Burned to the ground by the British in August 1814, the President’s House was nearly left in its smoldering remains as lawmakers contemplated moving the capital to another city. Instead, Hoban was brought back to rebuild it nearly from scratch, in some areas incorporating the original, charred walls. Upon reassuming residency in 1817, James Madison and his wife Dolley gave the home a more regal touch by decorating with extravagant French furniture.
The building’s South and North Porticoes were added in 1824 and 1829, respectively, while John Quincy Adams established the residence’s first flower garden. Subsequent administrations continued to overhaul and bolster the interior through Congressional appropriations; the Fillmores added a library in the second-floor oval room, while the Arthurs hired famed decorator Louis Tiffany to redecorate the east, blue, red and state dining rooms.
William Taft hired architect Nathan Wyeth to expand the executive wing in 1909, resulting in the formation of the Oval Office as the president’s work space. In 1913, the White House added another enduring feature with Ellen Wilson’s Rose Garden. A fire during the Hoover administration in 1929 destroyed the executive wing and led to more renovations, which continued after Franklin Roosevelt entered office.
Architect Eric Gugler more than doubled the space of what was becoming known as the “West Wing,” added a swimming pool in the west terrace for the polio-stricken president, and moved the Oval Office to the southeast corner. A new east wing was constructed in 1942, its cloakroom transformed into a movie theater.

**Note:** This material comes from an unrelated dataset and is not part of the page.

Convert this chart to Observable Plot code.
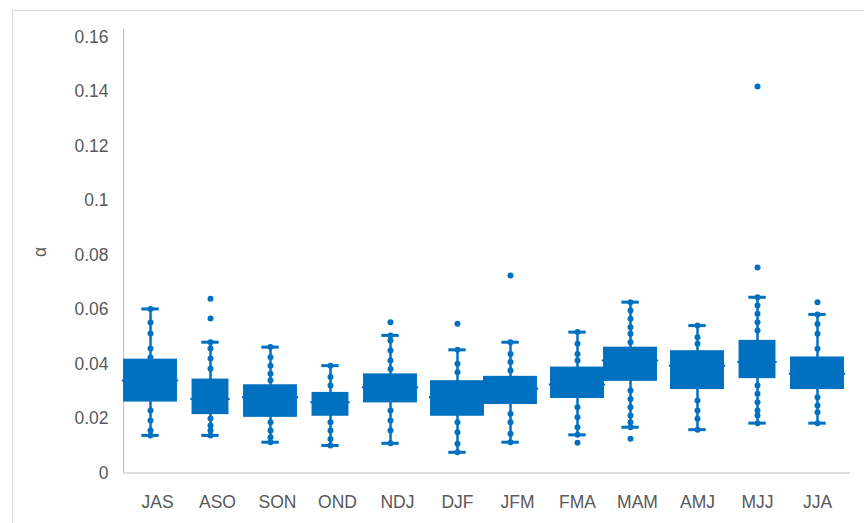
<!DOCTYPE html>
<html>
<head>
<meta charset="utf-8">
<script src="https://cdn.jsdelivr.net/npm/d3@7"></script>
<script src="https://cdn.jsdelivr.net/npm/@observablehq/plot@0.6"></script>
<style>
  html, body { margin: 0; padding: 0; background: #fff; overflow: hidden; }
  #wrap { position: relative; width: 864px; height: 523px; overflow: hidden; }
  #border { position: absolute; left: 12px; top: 10px; width: 900px; height: 600px; border: 1px solid #d9d9d9; box-sizing: border-box; }
  #chart { position: absolute; left: 0; top: 0; }
</style>
</head>
<body>
<div id="wrap"><div id="border"></div><div id="chart"></div></div>
<script>
// ---- data ----
const categories = ["JAS","ASO","SON","OND","NDJ","DJF","JFM","FMA","MAM","AMJ","MJJ","JJA"];
const whiskerHigh = [0.0602,0.0480,0.0462,0.0394,0.0505,0.0452,0.0480,0.0517,0.0627,0.0541,0.0645,0.0582];
const q3          = [0.0415,0.0342,0.0321,0.0293,0.0361,0.0336,0.0352,0.0386,0.0459,0.0446,0.0484,0.0423];
const median      = [0.0339,0.0272,0.0278,0.0260,0.0315,0.0278,0.0309,0.0325,0.0413,0.0394,0.0407,0.0364];
const q1          = [0.0263,0.0217,0.0207,0.0211,0.0260,0.0211,0.0254,0.0276,0.0339,0.0309,0.0349,0.0309];
const whiskerLow  = [0.0138,0.0138,0.0113,0.0101,0.0109,0.0076,0.0113,0.0140,0.0168,0.0159,0.0183,0.0183];
const points = [
  [0.0602,0.0552,0.0512,0.0457,0.0424,0.0380,0.0340,0.0300,0.0229,0.0193,0.0156,0.0138],
  [0.0639,0.0567,0.0480,0.0457,0.0420,0.0383,0.0300,0.0200,0.0174,0.0156,0.0138],
  [0.0462,0.0425,0.0394,0.0364,0.0340,0.0250,0.0186,0.0156,0.0131,0.0113],
  [0.0394,0.0352,0.0321,0.0240,0.0186,0.0156,0.0125,0.0101],
  [0.0553,0.0505,0.0486,0.0450,0.0413,0.0382,0.0300,0.0229,0.0193,0.0156,0.0109],
  [0.0548,0.0452,0.0401,0.0370,0.0250,0.0186,0.0150,0.0107,0.0076],
  [0.0725,0.0480,0.0437,0.0407,0.0376,0.0300,0.0217,0.0186,0.0144,0.0113],
  [0.0517,0.0474,0.0437,0.0413,0.0340,0.0241,0.0205,0.0168,0.0140,0.0111],
  [0.0627,0.0596,0.0566,0.0535,0.0511,0.0480,0.0380,0.0303,0.0272,0.0241,0.0211,0.0186,0.0168,0.0126],
  [0.0541,0.0498,0.0474,0.0350,0.0266,0.0229,0.0199,0.0159],
  [0.1418,0.0754,0.0645,0.0615,0.0584,0.0553,0.0523,0.0420,0.0321,0.0291,0.0260,0.0229,0.0211,0.0183],
  [0.0627,0.0582,0.0547,0.0511,0.0456,0.0340,0.0278,0.0248,0.0223,0.0183]
];
const yTicks = [0, 0.02, 0.04, 0.06, 0.08, 0.1, 0.12, 0.14, 0.16];

// ---- tables built from the arrays ----
const boxes = categories.map((cat, i) => ({cat, lo: whiskerLow[i], q1: q1[i], med: median[i], q3: q3[i], hi: whiskerHigh[i]}));
const dots = categories.flatMap((cat, i) => points[i].map(value => ({cat, value})));

// ---- styling ----
const blue = "#0070C0";
const axisGray = "#bfbfbf";
const textGray = "#595959";
const shiftedLeft = new Set(["JAS","ASO","SON","OND","NDJ","JFM","MAM"]);
const narrow = new Set(["ASO","OND","MJJ"]);

function group(test, dx, boxInset) {
  const f = d => test(d.cat);
  return [
    Plot.ruleX(boxes, {filter: f, x: "cat", y1: "lo", y2: "hi", stroke: blue, strokeWidth: 2.5, dx}),
    Plot.tickY(boxes, {filter: f, x: "cat", y: "hi", stroke: blue, strokeWidth: 3, insetLeft: 21.3, insetRight: 21.3, dx}),
    Plot.tickY(boxes, {filter: f, x: "cat", y: "lo", stroke: blue, strokeWidth: 3, insetLeft: 21.3, insetRight: 21.3, dx}),
    Plot.rectY(boxes, {filter: f, x: "cat", y1: "q1", y2: "q3", fill: blue, stroke: blue, strokeWidth: 1.5, insetLeft: boxInset, insetRight: boxInset, dx}),
    Plot.tickY(boxes, {filter: f, x: "cat", y: "med", stroke: blue, strokeWidth: 2, insetLeft: boxInset - 2, insetRight: boxInset - 2, dx}),
    Plot.dot(dots, {filter: f, x: "cat", y: "value", r: 3, fill: blue, dx})
  ];
}

const wideInset = 3.8, narrowInset = 12.3;
const fontSize = 17.5;

const chart = Plot.plot({
  width: 864,
  height: 523,
  marginLeft: 123,
  marginRight: 14,
  marginTop: 36.5,
  marginBottom: 50.5,
  style: {fontFamily: "'Liberation Sans', Arial, sans-serif", fontSize: fontSize + "px", color: textGray, background: "transparent"},
  x: {domain: categories, padding: 0, label: null},
  y: {domain: [0, 0.16], label: null},
  marks: [
    Plot.ruleY([0], {stroke: axisGray, strokeWidth: 1}),
    (index, scales, values, dims) => {
      const line = document.createElementNS("http://www.w3.org/2000/svg", "line");
      const x = dims.marginLeft + 0.5;
      line.setAttribute("x1", x); line.setAttribute("x2", x);
      line.setAttribute("y1", scales.y(0.16) - 8); line.setAttribute("y2", scales.y(0));
      line.setAttribute("stroke", axisGray);
      return line;
    },
    Plot.axisY({ticks: yTicks, tickSize: 0, tickPadding: 15, tickFormat: d => String(+d.toFixed(2)), fill: textGray, fontSize}),
    Plot.axisX({tickSize: 0, tickPadding: 23, fill: textGray, fontSize}),
    Plot.text(["α"], {frameAnchor: "left", dx: -83, dy: 2, rotate: -90, fill: textGray, fontSize}),
    ...group(c => shiftedLeft.has(c) && !narrow.has(c), -7, wideInset),
    ...group(c => shiftedLeft.has(c) && narrow.has(c), -7, narrowInset),
    ...group(c => !shiftedLeft.has(c) && !narrow.has(c), 0, wideInset),
    ...group(c => !shiftedLeft.has(c) && narrow.has(c), 0, narrowInset)
  ]
});
document.getElementById("chart").appendChild(chart);
</script>
</body>
</html>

A final major overhaul took place after Harry Truman entered office in 1945. With structural problems mounting from the 1902 installation of floor-bearing steel beams, most of the building’s interior was stripped bare as a new concrete foundation went in place. The Trumans helped redesign most of the state rooms and decorate the second and third floors, and the president proudly displayed the results during a televised tour of the completed house in 1952.
Over the course of 1969-70, a porte-cochere and circular drive were added to the exterior of the West Wing, with a new press briefing room installed inside. Following a 1978 study to assess the exterior paint, up to 40 layers were removed in some areas, allowing for repairs of deteriorated stone. Meanwhile, the Carter administration set about adjusting to a new information age by installing the White House’s first computer and laser printer. The internet made its debut in the mansion under the watch of George H.W. Bush in 1992.
The White House today holds 142 rooms on six floors, the floor space totaling approximately 55,000 square feet. It has hosted longstanding traditions such as the annual Easter Egg Roll, as well as historic events like the 1987 nuclear arms treaty with Russia. The only private residence of a head of state open free of charge to the public, the White House reflects a nation’s history through the accumulated collections of its residing presidents, and serves as a worldwide symbol of the American republic.